If you think about it, business ideas are easy to come by. Converting them into reality and setting up a going concern is where the catch is. If you have a viable business idea and is willing to convert that into a going concern, first decide the business structure you want to adopt. A separate legal entity is necessary to conduct business as to gauge your business success. All business entities are formed under state laws. The legal structures for operating business are Sole Proprietorship, General Partnership, Limited Partnership, Limited Liability Partnership (LLP), Corporations and Limited Liability Companies (LLC).
Sole proprietorships and Partnerships are easy to form and operate. Very few statutory formalities and procedures are involved in forming and operating these business structures. The issue with proprietorship or partnership is that the business owner’s personal liability for business obligations is unlimited. This means that if the business defaults payments to creditors or lenders or is unable to meet a business obligation from its own resources, the proprietor or the partner will have to meet them personally. The business failure will affect the business owner’s personal assets.
Legal business forms that limit business owner’s personal liability are LLP, Corporations and LLCs. LLP’s are restricted to certain professions and class of business owners. Corporations and LLC’s are the popular business entities. Corporations involve lot of formalities and procedures to form and operate and are comparatively the most expensive form of business entity. Limited Liability Company formation is relatively simple and inexpensive. Setting up LLC can be accomplished on your own without much trouble. As the rules and regulation to form LLC varies in each state, you may check with the state department handling business registration to understand the procedures involved in limited liability company formation in the state you choose to start LLC.
To form LLC, you have to furnish information regarding the purpose of setting up LLC and its organization. Most states require an Articles of Organization containing all essential information to be filed with the state department handling business registrations. Usually the article is available in a pre-printed format with the department which the LLC incorporator has to fill in, sign and submit. You have to pay a fee for filing the Articles. After the registration of your LLC you have to get all the required business licenses and permits for conducting business in your state. If wish to employ persons in your business you have to comply with the Federal and State employment regulations.
The series LLC is the newest business entity form that has been created. A series LLC is based on the concept that a single business entity can be formed in any state, but a separate series can be internally created inside the LLC. The series LLC was created by the State of Delaware over nine years ago, and is slowly being adopted by other states. Currently the only other states that recognize a series LLC is Iowa, Illinois, Oklahoma, and Nevada. The series LLC is slowly gaining more popularity as more states are becoming aware of what it is and how it works.
Forming a LLC is as simple as filing out the appropriate paperwork and filing it with the LLC filing office in your state. If your state recognizes series LLCs you will need to go through the same LLC application process. The difference is once you have started the main LLC you will need to go about forming a LLC for each separate entity. You need to start a LLC for each separate entity so that each entity has separate liability protection, the series LLC is designed to protect each entity from any debts and liabilities that are incurred by the other entities.

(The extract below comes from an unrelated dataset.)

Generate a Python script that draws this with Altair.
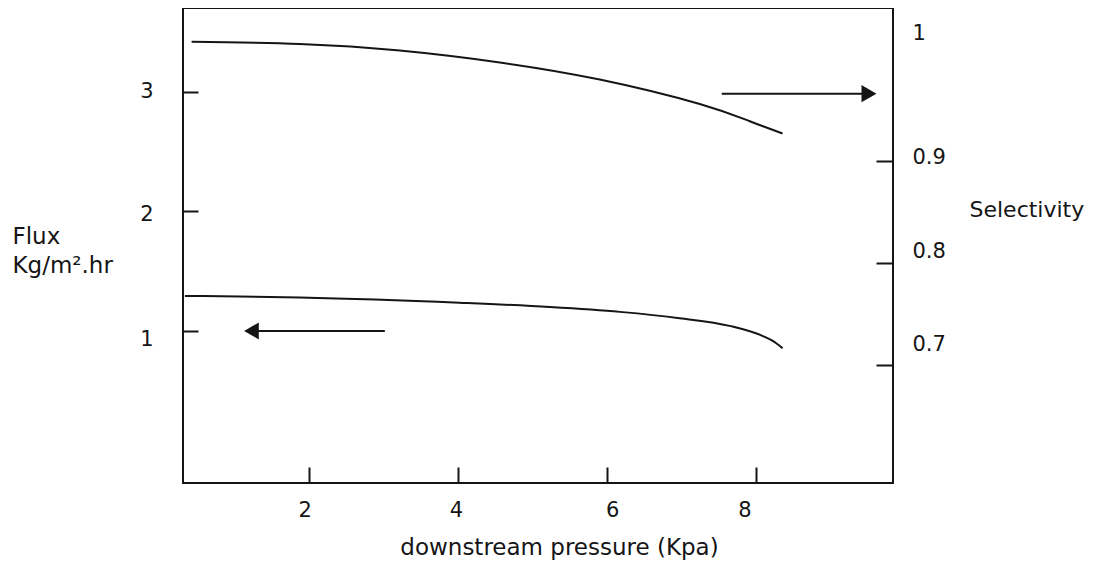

The series LLC allows you to form LLC entities that are protected from each other, the protection that each separate entity receives is the same protection that a regular LLC would receive. In order to get this protection you will have to start a separate LLC for each entity. The best way to describe a series LLC is to compare it to a corporation that has several subsidiaries. With the subsidiaries, each one has its own protection from the other; the parental corporation is not responsible for its business debts and liabilities. To ensure protection from one another you want to make sure that each entity has its own bank account and any contracts, deeds, notes, etc should be signed in the name of the series that it is for.
One of the biggest drawbacks to forming a series LLC is that there are costs and administrative burdens that go along with forming and maintaining each separate LLC. For example, you will have to file articles of organization for each LLC you form underneath the main LLC. You will also have to prepare the articles of organization for each separate LLC. Despite the additional fees and forms, you have to fill out when forming each separate LLC the process for adding and deleting each series is not very complicated. To add a series you need to amend the Series’ “limited liability company agreement,” this is the same thing as an operating agreement for LLCs. To delete a series you simply need to have a majority or 2/3 approval of ownership interest, depending on what is in the operating agreement.
The biggest problem that series LLCs face is taxes because of how new they are. The tax treatment of a series LLC has not been firmly established by the IRS. Currently Series LLC classification is determined independently. Each series is evaluated and classified on its own. For example, if Series A has one member it can be classified as a sole proprietorship for tax purposes, if Series B has two members it can be classified as a partnership for tax purposes. Some states only tax the series that are doing business in their states, others tax all of the series the same.